== Work required ==
Return the listing below exactly, with the pictures dropped.

== Data block ==
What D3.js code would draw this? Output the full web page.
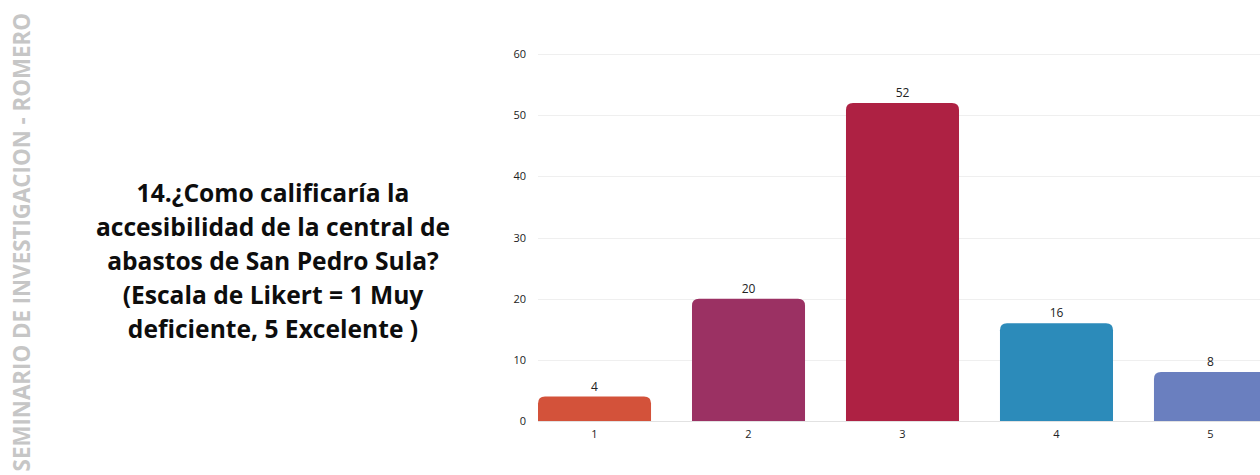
<!DOCTYPE html>
<html>
<head>
<meta charset="utf-8">
<script src="https://cdn.jsdelivr.net/npm/d3@7"></script>
<style>
  body { margin: 0; background: #fff; }
  svg { display: block; }
</style>
</head>
<body>
<script>
// Data
const categories = ["1", "2", "3", "4", "5"];
const values = [4, 20, 52, 16, 8];
const barColors = ["#d3523a", "#9b3163", "#ae2143", "#2c8bba", "#6a7fbf"];
const yTicks = [0, 10, 20, 30, 40, 50, 60];
const titleLines = [
    "14.¿Como calificaría la",
    "accesibilidad de la central de",
    "abastos de San Pedro Sula?",
    "(Escala de Likert = 1 Muy",
    "deficiente, 5 Excelente )"
];
const sideText = "SEMINARIO DE INVESTIGACION - ROMERO";

var svgWidth = 1260, svgHeight = 475;
const plot = {left: 538, right: 1267, top: 54, bottom: 421};

const svg = d3.select("body").append("svg")
    .attr("width", svgWidth)
    .attr("height", svgHeight);

// Side watermark text
svg.append("text")
    .attr("transform", "translate(30,13) rotate(-90)")
    .attr("text-anchor", "end")
    .style("font-family", "'Open Sans', 'Noto Sans', sans-serif")
    .style("font-weight", "bold")
    .style("font-size", "22.3px")
    .style("fill", "#c6c6c6")
    .text(sideText);

// Title block
const title = svg.append("text")
    .attr("text-anchor", "middle")
    .style("font-family", "'Open Sans', 'Noto Sans', sans-serif")
    .style("font-weight", "bold")
    .style("font-size", "24.6px")
    .style("fill", "#0d0d0d");
title.selectAll("tspan")
    .data(titleLines)
    .enter().append("tspan")
    .attr("x", 273)
    .attr("y", (d, i) => 202 + i * 34)
    .text(d => d);

// Scales
var x = d3.scaleBand()
    .domain(categories)
    .range([plot.left, plot.right])
    .paddingInner(0.266)
    .paddingOuter(0);

var y = d3.scaleLinear()
    .domain([0, 60])
    .range([plot.bottom, plot.top]);

// Grid
svg.append("g")
    .selectAll("line")
    .data(yTicks)
    .enter().append("line")
    .attr("x1", plot.left)
    .attr("x2", svgWidth)
    .attr("y1", d => Math.round(y(d)) + 0.5)
    .attr("y2", d => Math.round(y(d)) + 0.5)
    .style("stroke", d => d === 0 ? "#e2e2e2" : "#efefef")
    .style("stroke-width", 1);

// Y axis labels
const yAxis = svg.append("g")
    .attr("transform", "translate(" + (plot.left - 12) + ",0)")
    .call(d3.axisLeft(y).tickValues(yTicks).tickSize(0).tickPadding(0));
yAxis.select(".domain").remove();
yAxis.selectAll("text")
    .style("font-family", "'Open Sans', 'Noto Sans', sans-serif")
    .style("font-size", "11px")
    .style("fill", "#222");

// X axis labels
const xAxis = svg.append("g")
    .attr("transform", "translate(0," + plot.bottom + ")")
    .call(d3.axisBottom(x).tickSize(0).tickPadding(9));
xAxis.select(".domain").remove();
xAxis.selectAll("text")
    .style("font-family", "'Open Sans', 'Noto Sans', sans-serif")
    .style("font-size", "11px")
    .style("fill", "#222");

// Bars with rounded top corners
function barPath(x0, w, yTop, yBase, r) {
    r = Math.min(r, (yBase - yTop), w / 2);
    return "M" + x0 + "," + yBase +
        "V" + (yTop + r) +
        "Q" + x0 + "," + yTop + " " + (x0 + r) + "," + yTop +
        "H" + (x0 + w - r) +
        "Q" + (x0 + w) + "," + yTop + " " + (x0 + w) + "," + (yTop + r) +
        "V" + yBase + "Z";
}

svg.selectAll(".bar")
    .data(values)
    .enter().append("path")
    .attr("class", "bar")
    .attr("d", (d, i) => barPath(x(categories[i]), x.bandwidth(), y(d), y(0), 7))
    .style("fill", (d, i) => barColors[i]);

// Value labels
svg.selectAll(".value")
    .data(values)
    .enter().append("text")
    .attr("class", "value")
    .attr("x", (d, i) => x(categories[i]) + x.bandwidth() / 2)
    .attr("y", d => y(d) - 6)
    .attr("text-anchor", "middle")
    .style("font-family", "'Open Sans', 'Noto Sans', sans-serif")
    .style("font-size", "12px")
    .style("fill", "#222")
    .text(d => d);
</script>
</body>
</html>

== Final result ==
What D3.js code would draw this? Output the full web page.
<!DOCTYPE html>
<html>
<head>
<meta charset="utf-8">
<script src="https://cdn.jsdelivr.net/npm/d3@7"></script>
<style>
  body { margin: 0; background: #fff; }
  svg { display: block; }
</style>
</head>
<body>
<script>
// Data
const categories = ["1", "2", "3", "4", "5"];
const values = [4, 20, 52, 16, 8];
const barColors = ["#d3523a", "#9b3163", "#ae2143", "#2c8bba", "#6a7fbf"];
const yTicks = [0, 10, 20, 30, 40, 50, 60];
const titleLines = [
    "14.¿Como calificaría la",
    "accesibilidad de la central de",
    "abastos de San Pedro Sula?",
    "(Escala de Likert = 1 Muy",
    "deficiente, 5 Excelente )"
];
const sideText = "SEMINARIO DE INVESTIGACION - ROMERO";

var svgWidth = 1260, svgHeight = 475;
const plot = {left: 538, right: 1267, top: 54, bottom: 421};

const svg = d3.select("body").append("svg")
    .attr("width", svgWidth)
    .attr("height", svgHeight);

// Side watermark text
svg.append("text")
    .attr("transform", "translate(30,13) rotate(-90)")
    .attr("text-anchor", "end")
    .style("font-family", "'Open Sans', 'Noto Sans', sans-serif")
    .style("font-weight", "bold")
    .style("font-size", "22.3px")
    .style("fill", "#c6c6c6")
    .text(sideText);

// Title block
const title = svg.append("text")
    .attr("text-anchor", "middle")
    .style("font-family", "'Open Sans', 'Noto Sans', sans-serif")
    .style("font-weight", "bold")
    .style("font-size", "24.6px")
    .style("fill", "#0d0d0d");
title.selectAll("tspan")
    .data(titleLines)
    .enter().append("tspan")
    .attr("x", 273)
    .attr("y", (d, i) => 202 + i * 34)
    .text(d => d);

// Scales
var x = d3.scaleBand()
    .domain(categories)
    .range([plot.left, plot.right])
    .paddingInner(0.266)
    .paddingOuter(0);

var y = d3.scaleLinear()
    .domain([0, 60])
    .range([plot.bottom, plot.top]);

// Grid
svg.append("g")
    .selectAll("line")
    .data(yTicks)
    .enter().append("line")
    .attr("x1", plot.left)
    .attr("x2", svgWidth)
    .attr("y1", d => Math.round(y(d)) + 0.5)
    .attr("y2", d => Math.round(y(d)) + 0.5)
    .style("stroke", d => d === 0 ? "#e2e2e2" : "#efefef")
    .style("stroke-width", 1);

// Y axis labels
const yAxis = svg.append("g")
    .attr("transform", "translate(" + (plot.left - 12) + ",0)")
    .call(d3.axisLeft(y).tickValues(yTicks).tickSize(0).tickPadding(0));
yAxis.select(".domain").remove();
yAxis.selectAll("text")
    .style("font-family", "'Open Sans', 'Noto Sans', sans-serif")
    .style("font-size", "11px")
    .style("fill", "#222");

// X axis labels
const xAxis = svg.append("g")
    .attr("transform", "translate(0," + plot.bottom + ")")
    .call(d3.axisBottom(x).tickSize(0).tickPadding(9));
xAxis.select(".domain").remove();
xAxis.selectAll("text")
    .style("font-family", "'Open Sans', 'Noto Sans', sans-serif")
    .style("font-size", "11px")
    .style("fill", "#222");

// Bars with rounded top corners
function barPath(x0, w, yTop, yBase, r) {
    r = Math.min(r, (yBase - yTop), w / 2);
    return "M" + x0 + "," + yBase +
        "V" + (yTop + r) +
        "Q" + x0 + "," + yTop + " " + (x0 + r) + "," + yTop +
        "H" + (x0 + w - r) +
        "Q" + (x0 + w) + "," + yTop + " " + (x0 + w) + "," + (yTop + r) +
        "V" + yBase + "Z";
}

svg.selectAll(".bar")
    .data(values)
    .enter().append("path")
    .attr("class", "bar")
    .attr("d", (d, i) => barPath(x(categories[i]), x.bandwidth(), y(d), y(0), 7))
    .style("fill", (d, i) => barColors[i]);

// Value labels
svg.selectAll(".value")
    .data(values)
    .enter().append("text")
    .attr("class", "value")
    .attr("x", (d, i) => x(categories[i]) + x.bandwidth() / 2)
    .attr("y", d => y(d) - 6)
    .attr("text-anchor", "middle")
    .style("font-family", "'Open Sans', 'Noto Sans', sans-serif")
    .style("font-size", "12px")
    .style("fill", "#222")
    .text(d => d);
</script>
</body>
</html>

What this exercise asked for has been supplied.